Wednesday, March 28, 2007


It's that time of year again, when bloggers, commenters and professional media types make their predictions for the coming season. I will restrict myself to the Phillies and the NL East.

If one quality describes all the teams in the NL East it would be missing ingredients. Every team in the division has significant problems and no team is clearly superior in all departments. That said, I think the final order of finish should be:


The number three slot is a tough one because the Marlins will need repeat performances from their host of youngsters, especially the pitching staff, and we all know how difficult the sophomore year can be. If they suffer a collective reversion to the mean, the Marlins could drop to fourth place.

The top spot is, frankly, less difficult. The Mets lack consistent, dependable starting pitching, but their everyday lineup is the best in the division, even with the aging Carlos Delgado and Moises Alou holding down two spots. They have the best leadoff batter in the game, a terrific centerfielder and third baseman, and a very steady man behind the plate.

The Phillies lack a reliable bullpen from short to long, front to back. Their closer is an injury waiting to happen and as of this writing there is no one on the roster who could step in. They also lack a decent outfield. Jimmy Rollins seems poised for a fine season; Chase Utley will continue to produce and hustle; Ryan Howard may struggle at bat; Wes Helms should improve the offense but not defense; and catching will be lackluster.

If there is one area the Phils were thought to be superior to every team it was starting pitching. This may yet turn out to be true if Brett Myers finally grows up and Cole Hamels continues his development. Jamie Moyer is a real pro and gamer but at his age all we can hope for is sage advice and 8 - 10 wins...if that. Adam Eaton's history suggests a very mediocre performance is in the offing. Freddy Garcia is the wild card of this staff. Which pitcher will show up, the one whose fastball has lost roughly 5 - 8 mph and whose arm shows signs of overuse, or the one who pitched so successfully down the stretch last season despite those factors? Emergency starter/reliever/trade bait Jon Lieber will be hard to count on at this point, especially since he seems destined to start the season on the DL and is, by all accounts, disgruntled to boot.

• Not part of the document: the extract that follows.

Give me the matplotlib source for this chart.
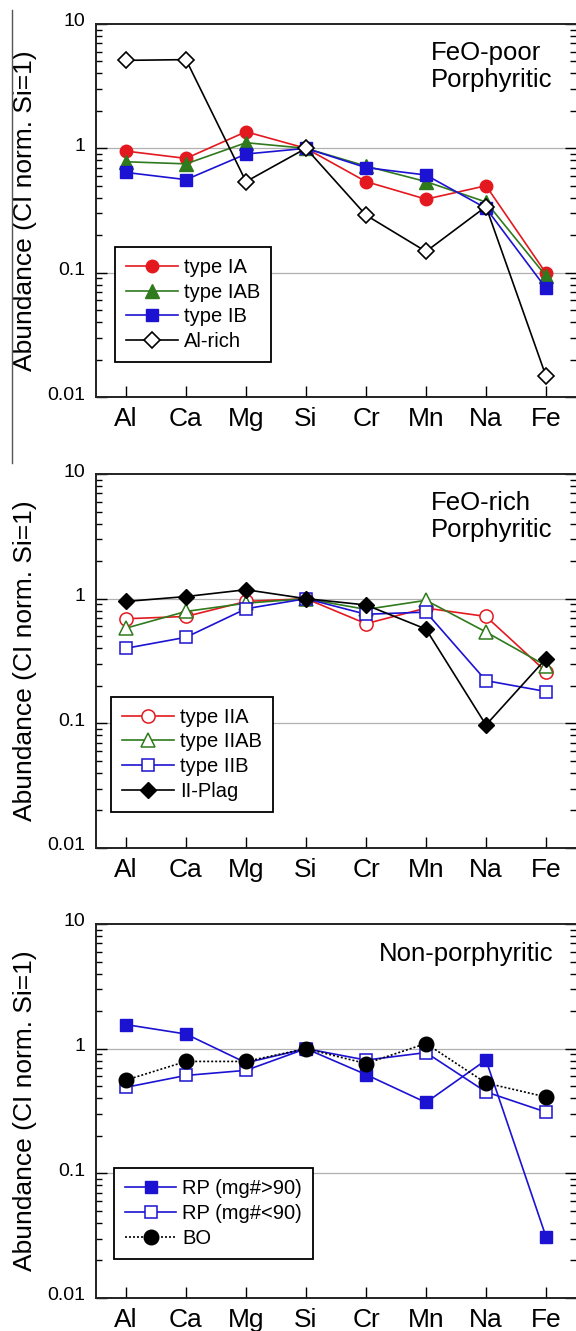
import matplotlib
matplotlib.use("Agg")
import matplotlib.pyplot as plt
from matplotlib.lines import Line2D
from matplotlib.transforms import ScaledTranslation
from matplotlib.ticker import LogLocator, NullFormatter, FixedLocator

plt.rcParams['font.family'] = ['Liberation Sans', 'DejaVu Sans']

elements = ["Al", "Ca", "Mg", "Si", "Cr", "Mn", "Na", "Fe"]

# Panel 1: FeO-poor porphyritic
type_IA = [0.95, 0.83, 1.36, 1.0, 0.54, 0.39, 0.50, 0.099]
type_IAB = [0.78, 0.75, 1.11, 1.0, 0.72, 0.54, 0.37, 0.094]
type_IB = [0.64, 0.56, 0.90, 1.0, 0.70, 0.61, 0.33, 0.075]
al_rich = [5.1, 5.17, 0.54, 1.0, 0.29, 0.148, 0.34, 0.0147]

# Panel 2: FeO-rich porphyritic
type_IIA = [0.69, 0.72, 0.95, 1.0, 0.63, 0.84, 0.72, 0.26]
type_IIAB = [0.58, 0.79, 0.92, 1.0, 0.82, 0.97, 0.54, 0.29]
type_IIB = [0.40, 0.49, 0.83, 1.0, 0.75, 0.78, 0.22, 0.18]
ii_plag = [0.95, 1.04, 1.18, 1.0, 0.89, 0.57, 0.097, 0.33]

# Panel 3: Non-porphyritic
rp_high = [1.56, 1.31, 0.77, 1.0, 0.62, 0.37, 0.81, 0.031]
rp_low = [0.49, 0.61, 0.67, 1.0, 0.81, 0.93, 0.45, 0.31]
bo = [0.56, 0.79, 0.79, 1.0, 0.76, 1.10, 0.53, 0.41]

RED = '#e3191f'
GREEN = '#2f7a1c'
BLUE = '#1c12d2'
BLACK = '#000000'

W, H = 576, 1331
fig = plt.figure(figsize=(W / 100, H / 100), dpi=100)

def px_axes(top, bottom, left=96, right=576):
    return fig.add_axes([left / W, 1 - bottom / H, (right - left) / W, (bottom - top) / H])

panels = [
    dict(top=24, bottom=397, label="FeO-poor\nPorphyritic", lpos=(0.698, 0.955), leg=(0.040, 0.094),
         series=[
             (type_IA, "type IA", dict(color=RED, marker='o', mfc=RED, mec=RED, ms=9, ls='-')),
             (type_IAB, "type IAB", dict(color=GREEN, marker='^', mfc=GREEN, mec=GREEN, ms=10, ls='-')),
             (type_IB, "type IB", dict(color=BLUE, marker='s', mfc=BLUE, mec=BLUE, ms=8.5, ls='-')),
             (al_rich, "Al-rich", dict(color=BLACK, marker='D', mfc='white', mec=BLACK, ms=8, mew=1.2, ls='-')),
         ]),
    dict(top=474, bottom=848, label="FeO-rich\nPorphyritic", lpos=(0.698, 0.955), leg=(0.032, 0.097),
         series=[
             (type_IIA, "type IIA", dict(color=RED, marker='o', mfc='white', mec=RED, ms=9.5, mew=1.1, ls='-')),
             (type_IIAB, "type IIAB", dict(color=GREEN, marker='^', mfc='white', mec=GREEN, ms=10, mew=1.1, ls='-')),
             (type_IIB, "type IIB", dict(color=BLUE, marker='s', mfc='white', mec=BLUE, ms=9, mew=1.1, ls='-')),
             (ii_plag, "II-Plag", dict(color=BLACK, marker='D', mfc=BLACK, mec=BLACK, ms=8, ls='-')),
         ]),
    dict(top=924, bottom=1298, label="Non-porphyritic", lpos=(0.59, 0.952), leg=(0.0375, 0.105),
         series=[
             (rp_high, "RP (mg#>90)", dict(color=BLUE, marker='s', mfc=BLUE, mec=BLUE, ms=9, ls='-')),
             (rp_low, "RP (mg#<90)", dict(color=BLUE, marker='s', mfc='white', mec=BLUE, ms=9, mew=1.1, ls='-')),
             (bo, "BO", dict(color=BLACK, marker='o', mfc=BLACK, mec=BLACK, ms=10.5, ls=(0, (1.2, 1.2)))),
         ]),
]

x = list(range(len(elements)))
shift_up = ScaledTranslation(0, 4 / 100, fig.dpi_scale_trans)

for p in panels:
    ax = px_axes(p['top'], p['bottom'])
    ax.set_yscale('log')
    ax.set_ylim(0.01, 10)
    ax.set_xlim(-0.5, 7.5)
    for yv in (0.1, 1):
        ax.axhline(yv, color='#b0b0b0', lw=0.9, zorder=0)
    for vals, lab, st in p['series']:
        ax.plot(x, vals, lw=1.2, label=lab, clip_on=False, zorder=3, **st)
    ax.xaxis.set_major_locator(FixedLocator(x))
    ax.set_xticklabels(elements, fontsize=19)
    ax.tick_params(axis='x', direction='in', length=8, width=1.0, top=False, pad=7)
    ax.set_yticks([0.01, 0.1, 1, 10])
    ax.yaxis.set_minor_locator(LogLocator(base=10, subs=range(2, 10), numticks=20))
    ax.yaxis.set_minor_formatter(NullFormatter())
    ax.set_yticklabels(["0.01", "0.1", "1", "10"], fontsize=14)
    ax.tick_params(axis='y', which='major', direction='in', length=8, width=1.0, right=True, pad=8)
    ax.tick_params(axis='y', which='minor', direction='in', length=4.5, width=1.0, right=True)
    for lbl in ax.get_yticklabels():
        lbl.set_transform(lbl.get_transform() + shift_up)
    for s in ('left', 'bottom', 'top'):
        ax.spines[s].set_linewidth(1.4)
        ax.spines[s].set_color('#222222')
    ax.spines['right'].set_visible(False)
    ax.set_ylabel("Abundance (CI norm. Si=1)", fontsize=19)
    ax.yaxis.set_label_coords(-(96 - 37) / 480, 0.5)
    ax.text(p['lpos'][0], p['lpos'][1], p['label'], transform=ax.transAxes, ha='left', va='top',
            fontsize=18.5, linespacing=1.15)
    leg = ax.legend(loc='lower left', bbox_to_anchor=p['leg'], fontsize=14.5,
                    frameon=True, fancybox=False, handlelength=2.55, handletextpad=0.3,
                    borderpad=0.55, labelspacing=0.28, borderaxespad=0)
    leg.get_frame().set_edgecolor('black')
    leg.get_frame().set_linewidth(1.3)
    leg.get_frame().set_alpha(1)

# thin page border line at the far left
fig.add_artist(Line2D([12 / W, 12 / W], [1 - 10 / H, 1 - 463 / H], transform=fig.transFigure,
                      color='#555555', lw=1.0))

fig.savefig("out.png", dpi=100)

The Braves will miss Adam LaRoche's bat. Worse, they lack enough starting pitching. They will also miss Chipper Jones from time to time as his injuries force him out of the lineup with considerable frequency. They do have the best young catcher in the league and ageless (he's still young but has been around forever) Andruw Jones.

The Nationals are a bad team.


RickSchuBlues said...

I've been lurking, not commenting...but I couldn't resist comparing/contrasting division predictions with you. Mine is: Braves, Phillies, Mets, Marlins, Nationals. The Braves have enough pitching, an excellent 'pen, and most importantly, a know-how to win that the Phils always seem to lack. The Mets, on the other hand, simply don't have the pitching to repeat. It was their year last year, and they had their chance. No way they get 90 wins out of that pitching staff.

Tom Goodman said...

I don't think the Braves have enough offense or starting pitching. Hudson is on the way down not up. I agree the Mets have big problems in the starting rotation, but their offense is the best overall one in the division. The Marlins are a crap shoot. Those sophs are just as likely to wash out as continue where they left off. Phils bullpen and outfield are major areas of concern.

You could be right, RSB, but I just don't think the Braves will be the same with an aging Chipper, absent LaRoche and "enough" pitching.